This week’s Escapist is talking about constructive criticism. Yahtzee himself chimed in on criticism on one point:
Criticism is a powerful force for good. Nothing ever improves without coming to terms with its flaws. Without critics telling us what’s stupid and what isn’t, we’d all be wearing boulders for hats and drinking down hot ebola soup for tea. – Zero Punctuation: Overlord 2
I could make all sort of analogies for criticism. There’s the bonsai tree example, the fat on a steak visual, the sanding of a bat to remove its splinters for a nice clean hit; I could go on. But suffice it to say that the best criticism is one that sees what a work is going for and points out the flaws so that the crux of the work can be improved while things that don’t work can be discarded.
Declaring something to be absolute crap is a great way to appear critical and level up on the Internet, so that’s what some critics will go for. This should not, however, deter the creative mind from letting criticism getting in the way of creating something. Even if said criticism is coming from that selfsame mind.
Even if you’re not looking at your art as a means of income, and it’s just something you do for fun, critics shouldn’t deter you from trying to create something if you’ve the mind to try it. However, some criticism is meant to be constructive, while other criticism becomes destructive very quickly. There’s a world of difference between “This sketch needs work,” and “Your art is horrible and will never improve.”

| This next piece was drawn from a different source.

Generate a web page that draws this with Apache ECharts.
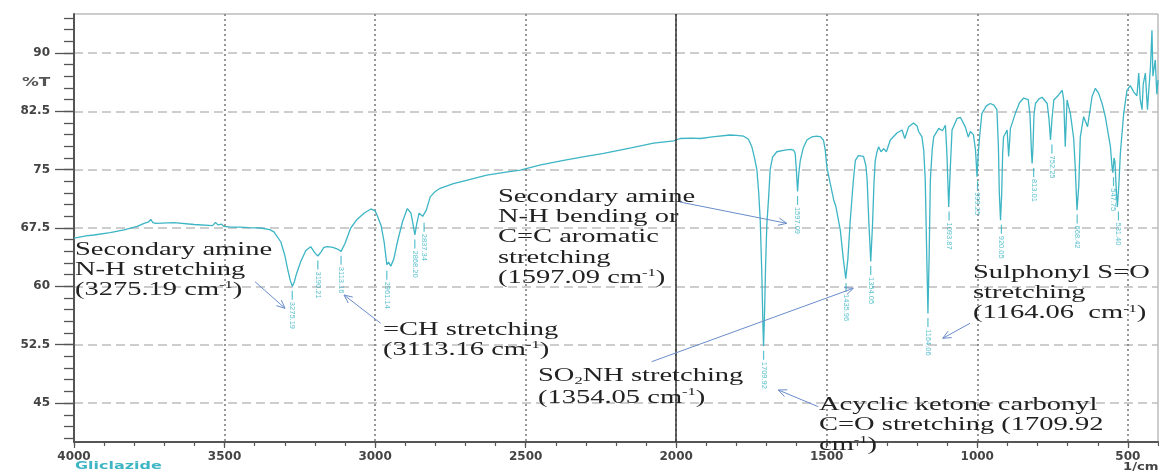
<!DOCTYPE html>
<html>
<head>
<meta charset="utf-8">
<script src="https://cdn.jsdelivr.net/npm/echarts@6.0.0/dist/echarts.min.js"></script>
<style>
  html, body { margin: 0; padding: 0; background: #fff; }
  #chart { width: 1159px; height: 472px; }
</style>
</head>
<body>
<div id="chart"></div>
<script>
// spectrum (wavenumber in 1/cm, transmittance in %T)
const wavenumber = [
  4000, 3960, 3934, 3880, 3834, 3790, 3767, 3752, 3745, 3738, 3728, 3668, 3601, 3540, 3530, 3522, 3510, 3502, 3480, 3449,
  3420, 3380, 3350, 3336, 3313, 3300, 3291, 3282, 3275, 3268, 3262, 3247, 3230, 3214, 3200, 3190, 3180, 3170, 3158, 3140,
  3125, 3113, 3100, 3081, 3060, 3037, 3014, 3000, 2992, 2980, 2970, 2961, 2955, 2948, 2938, 2926, 2909, 2893, 2881, 2875,
  2868, 2862, 2854, 2848, 2842, 2837, 2830, 2817, 2800, 2784, 2740, 2700, 2629, 2560, 2518, 2450, 2374, 2300, 2241, 2150,
  2075, 2009, 1987, 1950, 1920, 1880, 1821, 1800, 1776, 1760, 1749, 1740, 1732, 1726, 1721, 1716, 1712, 1710, 1707, 1703,
  1699, 1693, 1688, 1680, 1666, 1640, 1621, 1610, 1605, 1601, 1597, 1593, 1588, 1578, 1566, 1550, 1533, 1520, 1511, 1505,
  1500, 1490, 1477, 1470, 1455, 1445, 1437, 1430, 1422, 1412, 1405, 1395, 1389, 1378, 1370, 1366, 1360, 1354, 1348, 1343,
  1339, 1333, 1328, 1320, 1311, 1302, 1289, 1267, 1250, 1241, 1228, 1212, 1200, 1195, 1184, 1178, 1173, 1168, 1164, 1160,
  1156, 1150, 1145, 1128, 1116, 1106, 1101, 1095, 1090, 1084, 1067, 1056, 1040, 1030, 1023, 1013, 1006, 1001, 997, 993,
  985, 970, 957, 945, 935, 930, 927, 923, 919, 916, 913, 901, 896, 890, 874, 860, 846, 831, 825, 820,
  818, 815, 812, 807, 795, 785, 768, 762, 757, 752, 746, 730, 718, 713, 708, 702, 691, 680, 675, 669,
  663, 658, 647, 634, 619, 608, 597, 585, 575, 558, 553, 550, 546, 543, 538, 535, 530, 525, 514, 503,
  492, 481, 470, 464, 459, 453, 449, 442, 435, 430, 425, 420, 417, 414, 409, 404, 400
];
const transmittance = [
  66.2, 66.5, 66.6, 66.9, 67.25, 67.7, 68.1, 68.3, 68.6, 68.2, 68.1, 68.2, 67.95, 67.8, 68.2, 67.9, 68.0, 67.7, 67.6, 67.6,
  67.55, 67.5, 67.3, 67.0, 65.7, 64.0, 62.3, 60.8, 60.0, 60.6, 61.5, 63.2, 64.6, 65.1, 64.3, 63.9, 64.4, 65.0, 65.1, 65.0,
  64.8, 64.5, 65.5, 67.5, 68.6, 69.4, 69.95, 69.7, 69.0, 67.8, 65.7, 62.8, 63.1, 62.6, 63.5, 65.7, 68.3, 70.0, 69.4, 68.2,
  66.6, 68.0, 69.4, 69.5, 69.0, 68.75, 69.8, 71.5, 72.2, 72.6, 73.2, 73.6, 74.3, 74.7, 74.95, 75.6, 76.2, 76.7, 77.1, 77.8,
  78.4, 78.7, 79.0, 79.05, 79.0, 79.2, 79.45, 79.4, 79.3, 78.9, 77.95, 76.5, 74.95, 72.0, 68.5, 62.0, 55.0, 52.3, 56.0, 63.0,
  68.0, 71.5, 75.0, 76.6, 77.3, 77.5, 77.6, 77.5, 77.1, 75.0, 72.2, 74.5, 76.2, 77.8, 78.8, 79.2, 79.3, 79.2, 78.8, 77.5,
  75.4, 73.5, 71.1, 70.3, 67.2, 63.5, 61.0, 63.5, 68.5, 73.5, 76.2, 76.8, 76.9, 76.7, 75.5, 73.7, 68.0, 63.2, 68.0, 73.5,
  76.2, 77.3, 77.95, 77.3, 77.7, 77.3, 78.8, 79.7, 80.1, 79.0, 80.5, 81.0, 80.6, 79.9, 79.2, 77.5, 73.7, 64.0, 56.5, 64.0,
  73.7, 77.5, 79.2, 80.3, 80.0, 80.7, 77.0, 70.2, 75.0, 80.1, 81.6, 81.7, 80.5, 79.2, 79.9, 79.5, 77.5, 74.1, 77.0, 79.0,
  82.2, 83.2, 83.5, 83.3, 82.7, 77.95, 72.0, 68.5, 72.0, 77.0, 79.2, 80.1, 76.7, 80.3, 82.2, 83.6, 84.2, 84.0, 82.0, 77.0,
  75.8, 78.0, 82.0, 83.5, 84.1, 84.3, 83.5, 81.5, 78.8, 81.5, 83.95, 84.6, 85.2, 83.9, 77.95, 83.95, 82.2, 79.0, 75.4, 69.8,
  73.0, 79.2, 81.8, 80.5, 84.4, 85.45, 84.8, 83.4, 81.8, 77.95, 75.5, 74.6, 76.5, 76.0, 72.0, 70.2, 73.0, 77.1, 82.2, 85.2,
  85.8, 85.0, 84.5, 87.4, 84.0, 82.7, 86.0, 87.4, 82.7, 85.5, 88.2, 92.9, 87.0, 86.9, 89.1, 84.7, 86.5
];

// labelled peaks
const peakWavenumber = [3275.19, 3190.21, 3113.16, 2961.14, 2868.20, 2837.34, 1709.92, 1597.09, 1435.96, 1354.05,
  1164.06, 1093.87, 999.25, 920.05, 813.01, 752.25, 668.42, 547.75, 531.40];
const peakTransmittance = [60.0, 63.9, 64.5, 62.6, 66.6, 68.75, 52.3, 72.2, 61.0, 63.2,
  56.5, 70.2, 74.1, 68.5, 75.8, 78.8, 69.8, 74.6, 70.2];

// tick labels
const yTickLabels = [45, 52.5, 60, 67.5, 75, 82.5, 90];
const xTickLabels = [4000, 3500, 3000, 2500, 2000, 1500, 1000, 500];

const teal = '#3db5c4';
const axisGrey = '#555';

let myCharts = echarts.init(document.getElementById('chart'));

// annotation text, drawn a bit wider like the scanned figure
function note(x, y, lines, lh) {
  return {
    type: 'text', x: x, y: y, scaleX: 1.5, z: 100,
    style: {
      text: lines.join('\n'),
      fontFamily: 'Liberation Serif', fontSize: 19, lineHeight: lh,
      fill: '#222', verticalAlign: 'top', align: 'left',
      rich: {
        sup: { fontFamily: 'Liberation Serif', fontSize: 11, lineHeight: lh, verticalAlign: 'top', fill: '#222' },
        sub: { fontFamily: 'Liberation Serif', fontSize: 11, lineHeight: lh, verticalAlign: 'bottom', fill: '#222' }
      }
    }
  };
}
function arrow(x1, y1, x2, y2) {
  const a = Math.atan2(y2 - y1, x2 - x1), h = 9, s = 0.42;
  return [
    { type: 'line', z: 100, shape: { x1: x1, y1: y1, x2: x2, y2: y2 }, style: { stroke: '#6a8ccb', lineWidth: 1 } },
    { type: 'polyline', z: 100,
      shape: { points: [[x2 - h * Math.cos(a - s), y2 - h * Math.sin(a - s)], [x2, y2], [x2 - h * Math.cos(a + s), y2 - h * Math.sin(a + s)]] },
      style: { stroke: '#6a8ccb', lineWidth: 1, fill: null } }
  ];
}

let option = {
  animation: false,
  backgroundColor: '#fff',
  grid: [
    // main plot box
    { left: 74, right: 1, top: 14, bottom: 30, show: true, borderColor: '#9a9a9a', borderWidth: 1 },
    // minor y ticks (every 1.5)
    { left: 74, right: 1, top: 17.9, bottom: 33.9 },
    // labelled y ticks 45..90
    { left: 74, right: 1, top: 52.9, bottom: 68.9 },
    // labelled x ticks 4000..500
    { left: 74, right: 31.2, top: 14, bottom: 30 }
  ],
  xAxis: [
    { gridIndex: 0, type: 'value', inverse: true, min: 400, max: 4000, interval: 100,
      axisLine: { show: true, lineStyle: { color: axisGrey, width: 2 } },
      axisTick: { show: true, length: 4, lineStyle: { color: axisGrey, width: 1.2 } },
      axisLabel: { show: false }, splitLine: { show: false } },
    { gridIndex: 1, type: 'value', inverse: true, min: 400, max: 4000, show: false },
    { gridIndex: 2, type: 'value', inverse: true, min: 400, max: 4000, show: false },
    { gridIndex: 3, type: 'value', inverse: true, min: xTickLabels[xTickLabels.length - 1], max: xTickLabels[0], interval: 500,
      axisLine: { show: false },
      axisTick: { show: true, length: 6, lineStyle: { color: axisGrey, width: 1.2 } },
      axisLabel: { show: true, margin: 9, color: '#444', fontFamily: 'DejaVu Sans', fontWeight: 'bold', fontSize: 12,
        formatter: v => xTickLabels.indexOf(v) >= 0 ? String(v) : '' },
      splitLine: { show: true, lineStyle: { type: [2, 3], color: '#777', width: 1.5 } } }
  ],
  yAxis: [
    { gridIndex: 0, type: 'value', min: 40, max: 95,
      axisLine: { show: true, lineStyle: { color: axisGrey, width: 2 } },
      axisTick: { show: false }, axisLabel: { show: false }, splitLine: { show: false } },
    { gridIndex: 1, type: 'value', min: 40.5, max: 94.5, interval: 1.5,
      axisLine: { show: false },
      axisTick: { show: true, length: 10, lineStyle: { color: axisGrey, width: 1.3 } },
      axisLabel: { show: false }, splitLine: { show: false } },
    { gridIndex: 2, type: 'value', min: yTickLabels[0], max: yTickLabels[yTickLabels.length - 1], interval: 7.5,
      axisLine: { show: false },
      axisTick: { show: true, length: 19, lineStyle: { color: axisGrey, width: 1.3 } },
      axisLabel: { show: true, margin: 24, color: '#444', fontFamily: 'DejaVu Sans', fontWeight: 'bold', fontSize: 12,
        formatter: v => String(v) },
      splitLine: { show: true, lineStyle: { type: [9, 5], color: '#bdbdbd', width: 1.5 } } },
    { gridIndex: 3, type: 'value', min: 40, max: 95, show: false }
  ],
  series: [
    {
      name: 'Gliclazide', type: 'line', xAxisIndex: 0, yAxisIndex: 0, z: 3,
      data: wavenumber.map((w, i) => [w, transmittance[i]]),
      symbol: 'none', smooth: false,
      lineStyle: { color: teal, width: 1.3 },
      markLine: {
        silent: true, symbol: 'none', label: { show: false },
        lineStyle: { color: '#333', width: 1.5, type: 'solid' },
        data: [{ xAxis: 2000 }]
      }
    },
    {
      name: 'peaks', type: 'scatter', xAxisIndex: 0, yAxisIndex: 0, z: 4,
      data: peakWavenumber.map((w, i) => [w, peakTransmittance[i]]),
      symbol: 'rect', symbolSize: [1.2, 9], symbolOffset: [0, 9],
      itemStyle: { color: '#2fb0c0' },
      label: {
        show: true, position: 'bottom', distance: 2, rotate: -90, align: 'left', verticalAlign: 'middle',
        fontFamily: 'Liberation Sans', fontSize: 7.5, color: '#2fb0c0',
        formatter: p => p.value[0].toFixed(2)
      }
    }
  ],
  graphic: {
    elements: [
      note(75, 240, ['Secondary amine', 'N-H stretching', '(3275.19 cm{sup|-1})'], 20),
      note(383, 320, ['=CH stretching', '(3113.16 cm{sup|-1})'], 20),
      note(498, 186.5, ['Secondary amine', 'N-H bending or', 'C=C aromatic', 'stretching', '(1597.09 cm{sup|-1})'], 20.4),
      note(538, 365, ['SO{sub|2}NH stretching', '(1354.05 cm{sup|-1})'], 22),
      note(973, 263.3, ['Sulphonyl S=O', 'stretching', '(1164.06  cm{sup|-1})'], 20),
      note(819, 395, ['Acyclic ketone carbonyl', 'C=O stretching (1709.92', 'cm{sup|-1})'], 20),
      ...arrow(255, 281.7, 285, 308.3),
      ...arrow(380.7, 323.3, 344, 295),
      ...arrow(680, 202, 786.7, 223.3),
      ...arrow(651.7, 361.7, 853.3, 288.3),
      ...arrow(970, 323.3, 942.7, 338.3),
      ...arrow(818.3, 406.7, 778.3, 390),
      { type: 'text', x: 22, y: 83.3, scaleX: 1.4, style: { text: '%T', fontFamily: 'DejaVu Sans', fontWeight: 'bold', fontSize: 12, fill: '#555', verticalAlign: 'middle' } },
      { type: 'text', x: 75, y: 466, scaleX: 1.45, style: { text: 'Gliclazide', fontFamily: 'DejaVu Sans', fontWeight: 'bold', fontSize: 11, fill: teal, verticalAlign: 'middle' } },
      { type: 'text', x: 1123, y: 467, scaleX: 1.2, style: { text: '1/cm', fontFamily: 'DejaVu Sans', fontWeight: 'bold', fontSize: 11, fill: '#444', verticalAlign: 'middle' } }
    ]
  }
};

myCharts.setOption(option);
window.addEventListener('resize', () => { myCharts.resize(); });
</script>
</body>
</html>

It comes down to a difference in mentality. Some people want to cultivate dreams in this world, to help bring a new vision to life. This requires a lot of effort, though, more than some people are willing to put into a creative endeavor, and it can be a scary thing. Like the man said, there will always be mediocrity out there, people who can’t deal with the extra percentage of effort some put into what makes them passionate. That, I feel, is where a lot of destructive criticism comes from. But I could be wrong.
Anyway, you can’t be afraid to put your work out there. Good criticism will help your work get better, and bad criticism can pretty much be ignored. Just like there is such a thing as good & bad writing or good & bad film-making, there’s good & bad criticism.
Test everything, and hold on to the good.